Copy exactly, and only, the lines between the start of the entries below and the line containing "0.670, 0.719, 0.769];", both inclusive. Omit pictures.

Stored data —
○ ○ ○

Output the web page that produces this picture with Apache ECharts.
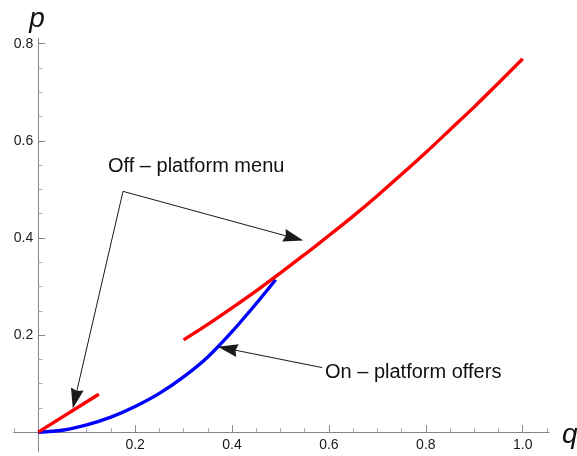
<!DOCTYPE html>
<html><head><meta charset="utf-8">
<script src="https://cdn.jsdelivr.net/npm/echarts@6/dist/echarts.min.js"></script>
<style>html,body{margin:0;padding:0;background:#fff}#c{width:577px;height:456px}</style>
</head><body><div id="c"></div>
<script>
// ---- data ----
const qBlue = [0, 0.05, 0.10, 0.15, 0.20, 0.25, 0.30, 0.35, 0.40, 0.45, 0.49];
const pBlue = [0, 0.004, 0.015, 0.031, 0.053, 0.080, 0.114, 0.155, 0.207, 0.265, 0.314];

const qRedLow = [0, 0.125];
const pRedLow = [0, 0.078];

const qRedHigh = [0.30, 0.35, 0.40, 0.45, 0.50, 0.55, 0.60, 0.65, 0.70, 0.75, 0.80, 0.85, 0.90, 0.95, 1.00];
const pRedHigh = [0.190, 0.222, 0.256, 0.291, 0.328, 0.366, 0.405, 0.445, 0.487, 0.531, 0.576, 0.623, 0.670, 0.719, 0.769];

const xLabelTicks = [0.2, 0.4, 0.6, 0.8, 1.0];
const yLabelTicks = [0.2, 0.4, 0.6, 0.8];
const xMinorTicks = [-0.05, 0.05, 0.1, 0.15, 0.25, 0.3, 0.35, 0.45, 0.5, 0.55, 0.65, 0.7, 0.75, 0.85, 0.9, 0.95, 1.05];
const yMinorTicks = [0.05, 0.1, 0.15, 0.25, 0.3, 0.35, 0.45, 0.5, 0.55, 0.65, 0.7, 0.75];

// annotation arrows (data coordinates; end = arrowhead centre)
const offMenuVertex = [0.175, 0.496];
const offMenuEnds = [[0.527, 0.400], [0.076, 0.069]];
const onOffersStart = [0.586, 0.133];
const onOffersEnd = [0.391, 0.172];

const offMenuText = 'Off – platform menu';
const onOffersText = 'On – platform offers';

// ---- chart ----
const zip = (a, b) => a.map((v, i) => [v, b[i]]);
const FONT = '"Liberation Sans", Arial, sans-serif';
const AXIS_COLOR = '#858585';
const ARROW = 'path://M6,0 L12,20 L6,18 L0,20 Z';

const chart = echarts.init(document.getElementById('c'), null, {renderer: 'canvas'});

const gridBox = {left: 14, right: 28.1, top: 38.4, bottom: 4.4, containLabel: false};
const labelGrid = {left: 38.2, right: 28.1, top: 38.4, bottom: 23.9, containLabel: false};

function xAxisDef(gi, major) {
  return {
    gridIndex: gi, type: 'value', min: -0.05, max: 1.054,
    axisLine: {show: true, onZero: true, lineStyle: {color: AXIS_COLOR, width: 1}},
    axisTick: {show: true, inside: true, length: major ? 7 : 4,
               customValues: major ? xLabelTicks : xMinorTicks,
               lineStyle: {color: major ? AXIS_COLOR : '#a8a8a8', width: 1}},
    axisLabel: {show: false},
    splitLine: {show: false}
  };
}
function yAxisDef(gi, major) {
  return {
    gridIndex: gi, type: 'value', min: -0.04, max: 0.811,
    axisLine: {show: true, onZero: true, lineStyle: {color: AXIS_COLOR, width: 1}},
    axisTick: {show: true, inside: true, length: major ? 7 : 4,
               customValues: major ? yLabelTicks : yMinorTicks,
               lineStyle: {color: major ? AXIS_COLOR : '#a8a8a8', width: 1}},
    axisLabel: {show: false},
    splitLine: {show: false}
  };
}
function labelFmt(list) {
  return v => list.some(t => Math.abs(t - v) < 1e-6) ? v.toFixed(1) : '';
}
const xLabelAxis = {
  gridIndex: 2, type: 'value', min: 0, max: 1.054, interval: 0.2, position: 'bottom',
  axisLine: {show: false, onZero: false}, axisTick: {show: false}, splitLine: {show: false},
  axisLabel: {show: true, interval: 0, hideOverlap: false, formatter: labelFmt(xLabelTicks),
              margin: 6, color: '#1a1a1a', fontSize: 14, fontFamily: FONT}
};
const yLabelAxis = {
  gridIndex: 2, type: 'value', min: 0, max: 0.811, interval: 0.2, position: 'left',
  axisLine: {show: false, onZero: false}, axisTick: {show: false}, splitLine: {show: false},
  axisLabel: {show: true, interval: 0, hideOverlap: false, formatter: labelFmt(yLabelTicks),
              margin: 5, color: '#1a1a1a', fontSize: 14, fontFamily: FONT}
};

const arrowLine = (from, to) => [
  {coord: from, symbol: 'none'},
  {coord: to, symbol: ARROW, symbolSize: [13, 20]}
];

chart.setOption({
  animation: false,
  backgroundColor: '#fff',
  grid: [Object.assign({}, gridBox), Object.assign({}, gridBox), labelGrid],
  xAxis: [xAxisDef(0, false), xAxisDef(1, true), xLabelAxis],
  yAxis: [yAxisDef(0, false), yAxisDef(1, true), yLabelAxis],
  series: [
    {type: 'line', xAxisIndex: 0, yAxisIndex: 0, data: zip(qBlue, pBlue), smooth: 0.3,
     showSymbol: false, clip: false, silent: true,
     lineStyle: {color: '#0000ff', width: 3.4}},
    {type: 'line', xAxisIndex: 0, yAxisIndex: 0, data: zip(qRedLow, pRedLow),
     showSymbol: false, clip: false, silent: true,
     lineStyle: {color: '#ff0000', width: 3.4}},
    {type: 'line', xAxisIndex: 0, yAxisIndex: 0, data: zip(qRedHigh, pRedHigh), smooth: 0.3,
     showSymbol: false, clip: false, silent: true,
     lineStyle: {color: '#ff0000', width: 3.4}},
    {type: 'line', xAxisIndex: 0, yAxisIndex: 0, data: [], silent: true,
     markLine: {
       silent: true, animation: false,
       symbol: ['none', ARROW], symbolSize: [0, 20],
       label: {show: false},
       emphasis: {disabled: true},
       itemStyle: {color: '#000'},
       lineStyle: {color: '#1a1a1a', width: 1, type: 'solid'},
       data: [
         arrowLine(offMenuVertex, offMenuEnds[0]),
         arrowLine(offMenuVertex, offMenuEnds[1]),
         arrowLine(onOffersStart, onOffersEnd)
       ]
     }}
  ],
  graphic: [
    {type: 'text', x: 108, y: 166, silent: true,
     style: {text: offMenuText, font: '20px ' + FONT, fill: '#111', align: 'left', verticalAlign: 'middle'}},
    {type: 'text', x: 325, y: 372, silent: true,
     style: {text: onOffersText, font: '20px ' + FONT, fill: '#111', align: 'left', verticalAlign: 'middle'}},
    {type: 'text', x: 37, y: 19, silent: true,
     style: {text: 'p', font: 'italic 28px ' + FONT, fill: '#111', align: 'center', verticalAlign: 'middle'}},
    {type: 'text', x: 562, y: 435, silent: true,
     style: {text: 'q', font: 'italic 28px ' + FONT, fill: '#111', align: 'left', verticalAlign: 'middle'}}
  ]
});
</script></body></html>
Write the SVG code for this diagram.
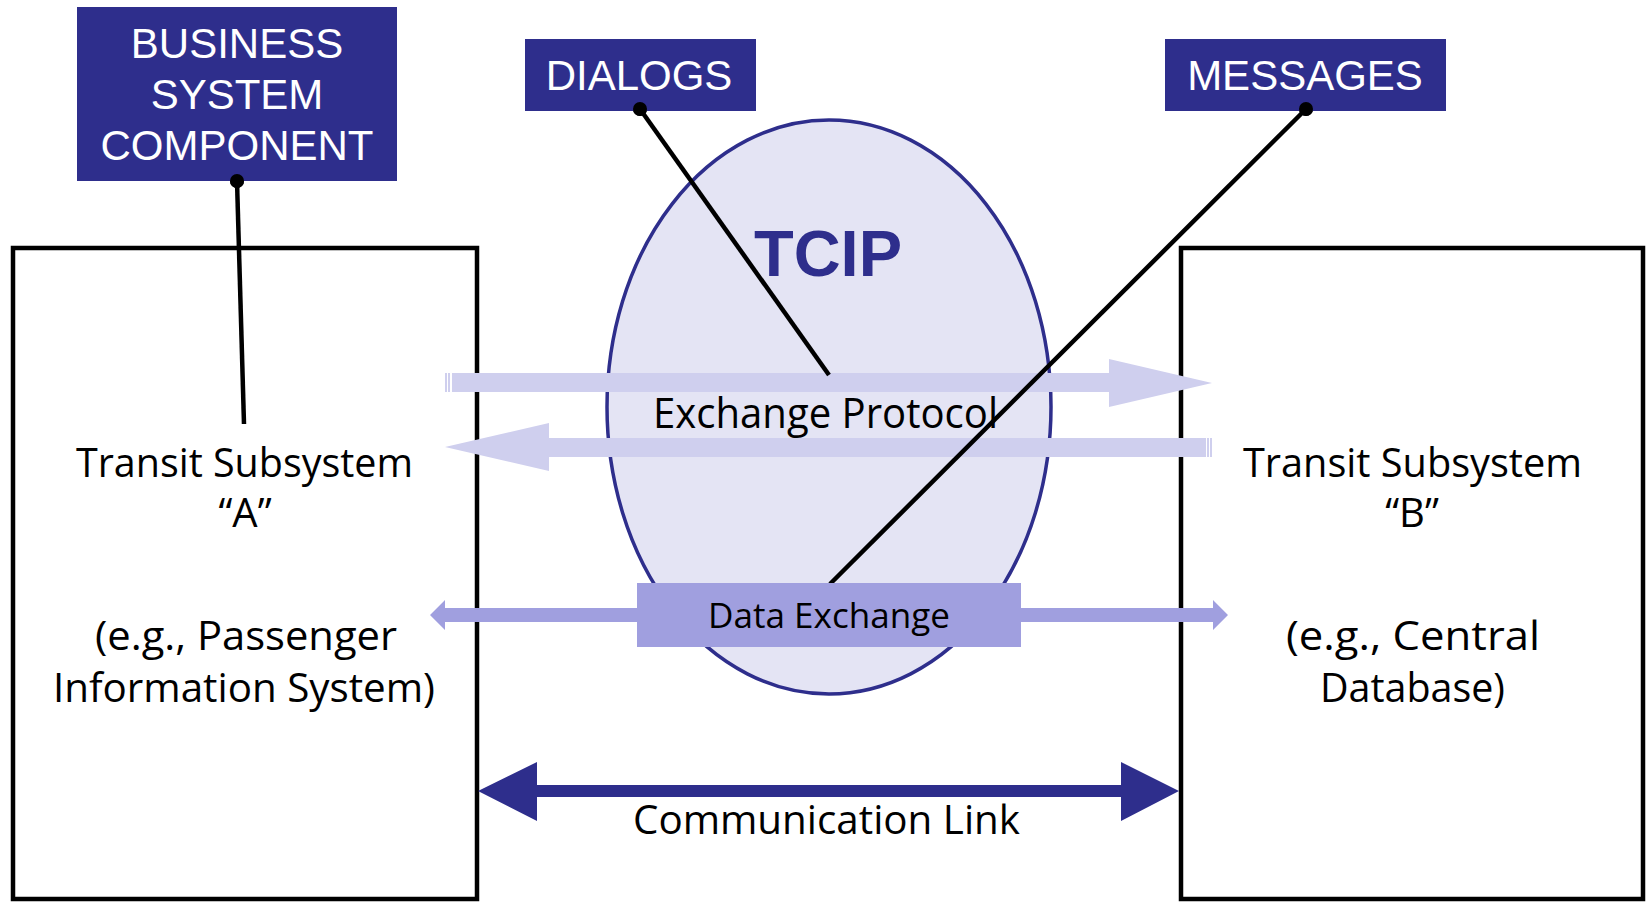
<svg xmlns="http://www.w3.org/2000/svg" width="1650" height="902" viewBox="0 0 1650 902">
<style>
.box{fill:#fff;stroke:#000;stroke-width:4.5}
.tag{fill:#2E2E8C}
.tagtxt{font-family:"Liberation Sans",Arial,sans-serif;font-size:42px;fill:#fff;text-anchor:middle}
.body{font-family:"Open Sans","DejaVu Sans",sans-serif;font-size:40px;fill:#000;text-anchor:middle}
.lead{stroke:#000;stroke-width:4.5;fill:none}
.dot{fill:#000}
.lt{fill:#CFCFEE}
.md{fill:#A09FDF}
.nv{fill:#2E2E8C}
</style>
<rect width="1650" height="902" fill="#fff"/>
<g id="subsystem-a">
<rect class="box" x="13" y="248" width="464" height="651"/>
<text class="body" x="244.5" y="477" textLength="337" lengthAdjust="spacingAndGlyphs">Transit Subsystem</text>
<text class="body" x="245" y="527">“A”</text>
<text class="body" x="246" y="650" textLength="302" lengthAdjust="spacingAndGlyphs">(e.g., Passenger</text>
<text class="body" x="244" y="702" textLength="382" lengthAdjust="spacingAndGlyphs">Information System)</text>
</g>
<g id="subsystem-b">
<rect class="box" x="1181" y="248" width="462" height="651"/>
<text class="body" x="1412.5" y="477" textLength="339" lengthAdjust="spacingAndGlyphs">Transit Subsystem</text>
<text class="body" x="1412" y="527">“B”</text>
<text class="body" x="1413" y="650" textLength="254" lengthAdjust="spacingAndGlyphs">(e.g., Central</text>
<text class="body" x="1412.5" y="702" textLength="185" lengthAdjust="spacingAndGlyphs">Database)</text>
</g>
<g id="tcip">
<ellipse cx="829" cy="407" rx="222" ry="287" fill="#E4E4F4" stroke="#2E2E8C" stroke-width="3.5"/>
<text x="828" y="276" font-family="Liberation Sans,Arial,sans-serif" font-size="65" font-weight="bold" fill="#2E2E8C" text-anchor="middle">TCIP</text>
</g>
<g id="connectors">
<g id="exchange-protocol">
<rect class="lt" x="452" y="373" width="657" height="19"/>
<rect class="lt" x="445" y="373" width="2" height="19"/>
<rect class="lt" x="448" y="373" width="2" height="19"/>
<polygon class="lt" points="1109,359 1212,383 1109,407"/>
<rect class="lt" x="549" y="438" width="657" height="19"/>
<rect class="lt" x="1207" y="438" width="2" height="19"/>
<rect class="lt" x="1210" y="438" width="2" height="19"/>
<polygon class="lt" points="549,423 445,447 549,471"/>
<text x="825.5" y="428" font-family="Open Sans,DejaVu Sans,sans-serif" font-size="42" text-anchor="middle" textLength="345" lengthAdjust="spacingAndGlyphs">Exchange Protocol</text>
</g>
<g id="communication-link">
<polygon class="nv" points="478,791 537,762 537,785 1121,785 1121,762 1179,791 1121,821 1121,797 537,797 537,821"/>
<text x="826.5" y="834" font-family="Open Sans,DejaVu Sans,sans-serif" font-size="40" text-anchor="middle" textLength="387" lengthAdjust="spacingAndGlyphs">Communication Link</text>
</g>
<g id="leaders">
<line class="lead" x1="237" y1="181" x2="244" y2="424"/>
<circle class="dot" cx="237" cy="181" r="7"/>
<line class="lead" x1="640" y1="109" x2="829" y2="375"/>
<circle class="dot" cx="640" cy="109" r="7"/>
<line class="lead" x1="1306" y1="109" x2="830" y2="584"/>
<circle class="dot" cx="1306" cy="109" r="7"/>
</g>
<g id="data-exchange">
<polygon class="md" points="430,615 445,600 445,608 1213,608 1213,600 1228,615 1213,630 1213,622 445,622 445,630"/>
<rect class="md" x="637" y="583" width="384" height="64"/>
<text x="829" y="628" font-family="Open Sans,DejaVu Sans,sans-serif" font-size="35" text-anchor="middle" textLength="242" lengthAdjust="spacingAndGlyphs">Data Exchange</text>
</g>
</g>
<g id="business-system-component">
<rect class="tag" x="77" y="7" width="320" height="174"/>
<text class="tagtxt" x="237" y="58">BUSINESS</text>
<text class="tagtxt" x="237" y="109">SYSTEM</text>
<text class="tagtxt" x="237" y="160">COMPONENT</text>
<circle class="dot" cx="237" cy="181" r="7"/>
</g>
<g id="dialogs">
<rect class="tag" x="525" y="39" width="231" height="72"/>
<text class="tagtxt" x="639" y="90">DIALOGS</text>
<circle class="dot" cx="640" cy="109" r="7"/>
</g>
<g id="messages">
<rect class="tag" x="1165" y="39" width="281" height="72"/>
<text class="tagtxt" x="1305" y="90">MESSAGES</text>
<circle class="dot" cx="1306" cy="109" r="7"/>
</g>
</svg>
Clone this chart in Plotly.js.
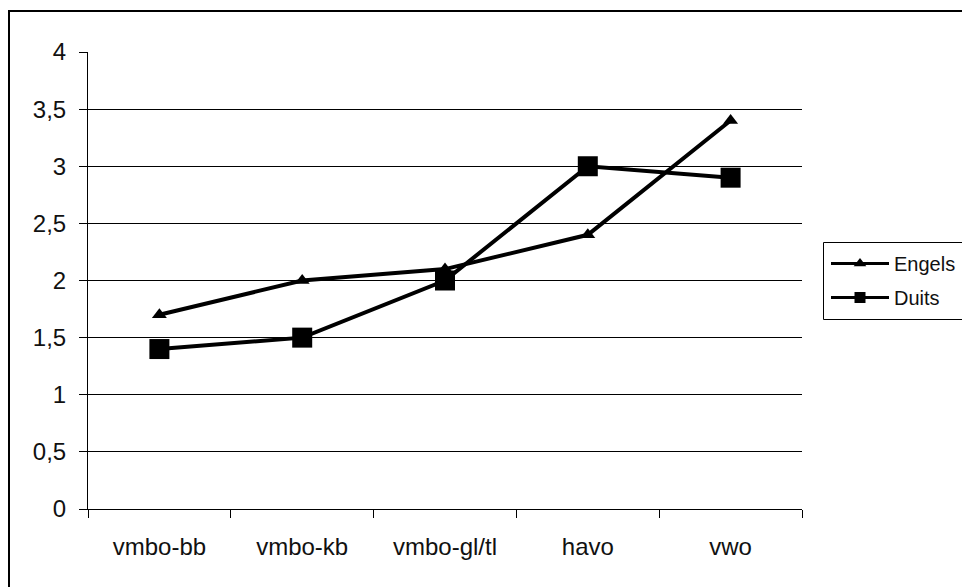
<!DOCTYPE html>
<html>
<head>
<meta charset="utf-8">
<script src="https://cdn.plot.ly/plotly-3.0.1.min.js"></script>
<style>
  html, body { margin: 0; padding: 0; background: #fff; }
  #chart { width: 962px; height: 587px; }
</style>
</head>
<body>
<div id="chart"></div>
<script>
// School levels on the x axis
const categories = ['vmbo-bb', 'vmbo-kb', 'vmbo-gl/tl', 'havo', 'vwo'];
// Average scores per language
const engels = [1.7, 2.0, 2.1, 2.4, 3.4];
const duits = [1.4, 1.5, 2.0, 3.0, 2.9];
// Y axis ticks, shown with a decimal comma
const yTicks = [0, 0.5, 1, 1.5, 2, 2.5, 3, 3.5, 4];
const yTickLabels = ['0', '0,5', '1', '1,5', '2', '2,5', '3', '3,5', '4'];

const FONT = 'Arial, "Liberation Sans", sans-serif';

const traces = [
  {
    x: categories, y: engels, name: 'Engels', type: 'scatter', mode: 'lines+markers',
    line: { color: '#000', width: 4 },
    marker: { symbol: 'triangle-up', size: 13, color: '#000' },
    showlegend: false, cliponaxis: false
  },
  {
    x: categories, y: duits, name: 'Duits', type: 'scatter', mode: 'lines+markers',
    line: { color: '#000', width: 4 },
    marker: { symbol: 'square', size: 20, color: '#000' },
    showlegend: false, cliponaxis: false
  },
  // legend entries with smaller symbols
  {
    x: [null], y: [null], name: 'Engels', type: 'scatter', mode: 'lines+markers',
    legendgroup: 'e',
    line: { color: '#000', width: 3 },
    marker: { symbol: 'triangle-up', size: 11, color: '#000' }
  },
  {
    x: [null], y: [null], name: 'Duits', type: 'scatter', mode: 'lines+markers',
    legendgroup: 'd',
    line: { color: '#000', width: 3 },
    marker: { symbol: 'square', size: 11, color: '#000' }
  }
];

// pixel -> paper helpers for the frame shapes
const L = 88, R = 160, T = 52, B = 78, W = 962, H = 587;
const pw = W - L - R, ph = H - T - B;
const px = v => (v - L) / pw;
const py = v => (H - B - v) / ph;

const layout = {
  width: W, height: H,
  margin: { l: L, r: R, t: T, b: B, autoexpand: false },
  paper_bgcolor: '#fff', plot_bgcolor: '#fff',
  font: { family: FONT, color: '#111', size: 24 },
  showlegend: true,
  legend: {
    x: px(826), xanchor: 'left', y: py(244), yanchor: 'top',
    bgcolor: 'rgba(0,0,0,0)', borderwidth: 0,
    font: { family: FONT, size: 20, color: '#111' },
    itemwidth: 58, tracegroupgap: 5
  },
  xaxis: {
    type: 'category', range: [-0.5, 4.5],
    showline: true, linecolor: '#000', linewidth: 1,
    ticks: 'outside', tickson: 'boundaries', ticklen: 8, tickcolor: '#000', tickwidth: 1,
    showgrid: false, zeroline: false,
    ticklabelstandoff: 16,
    tickfont: { family: FONT, size: 24, color: '#111' }
  },
  yaxis: {
    range: [0, 4], tickvals: yTicks, ticktext: yTickLabels,
    showline: true, linecolor: '#000', linewidth: 1,
    ticks: 'outside', ticklen: 8, tickcolor: '#000', tickwidth: 1,
    showgrid: true, gridcolor: '#000', gridwidth: 1,
    zeroline: false,
    ticklabelstandoff: 8,
    tickfont: { family: FONT, size: 24, color: '#111' }
  },
  shapes: [
    // outer chart frame
    { type: 'rect', xref: 'paper', yref: 'paper',
      x0: px(9), x1: px(975), y0: py(600), y1: py(11),
      line: { color: '#000', width: 2 }, fillcolor: 'rgba(0,0,0,0)', layer: 'below' },
    // legend box
    { type: 'rect', xref: 'paper', yref: 'paper',
      x0: px(823.5), x1: px(975), y0: py(319.5), y1: py(242.5),
      line: { color: '#000', width: 1 }, fillcolor: 'rgba(0,0,0,0)', layer: 'above' }
  ]
};

Plotly.newPlot('chart', traces, layout, { staticPlot: true });
</script>
</body>
</html>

○ ○ ○

Reply —
Output the web page that produces this picture with Apache ECharts.
<!DOCTYPE html>
<html><head><meta charset="utf-8">
<script src="https://cdn.jsdelivr.net/npm/echarts@6/dist/echarts.min.js"></script>
<style>html,body{margin:0;padding:0;background:#fff}#c{width:577px;height:456px}</style>
</head><body><div id="c"></div>
<script>
// ---- data ----
const qBlue = [0, 0.05, 0.10, 0.15, 0.20, 0.25, 0.30, 0.35, 0.40, 0.45, 0.49];
const pBlue = [0, 0.004, 0.015, 0.031, 0.053, 0.080, 0.114, 0.155, 0.207, 0.265, 0.314];

const qRedLow = [0, 0.125];
const pRedLow = [0, 0.078];

const qRedHigh = [0.30, 0.35, 0.40, 0.45, 0.50, 0.55, 0.60, 0.65, 0.70, 0.75, 0.80, 0.85, 0.90, 0.95, 1.00];
const pRedHigh = [0.190, 0.222, 0.256, 0.291, 0.328, 0.366, 0.405, 0.445, 0.487, 0.531, 0.576, 0.623, 0.670, 0.719, 0.769];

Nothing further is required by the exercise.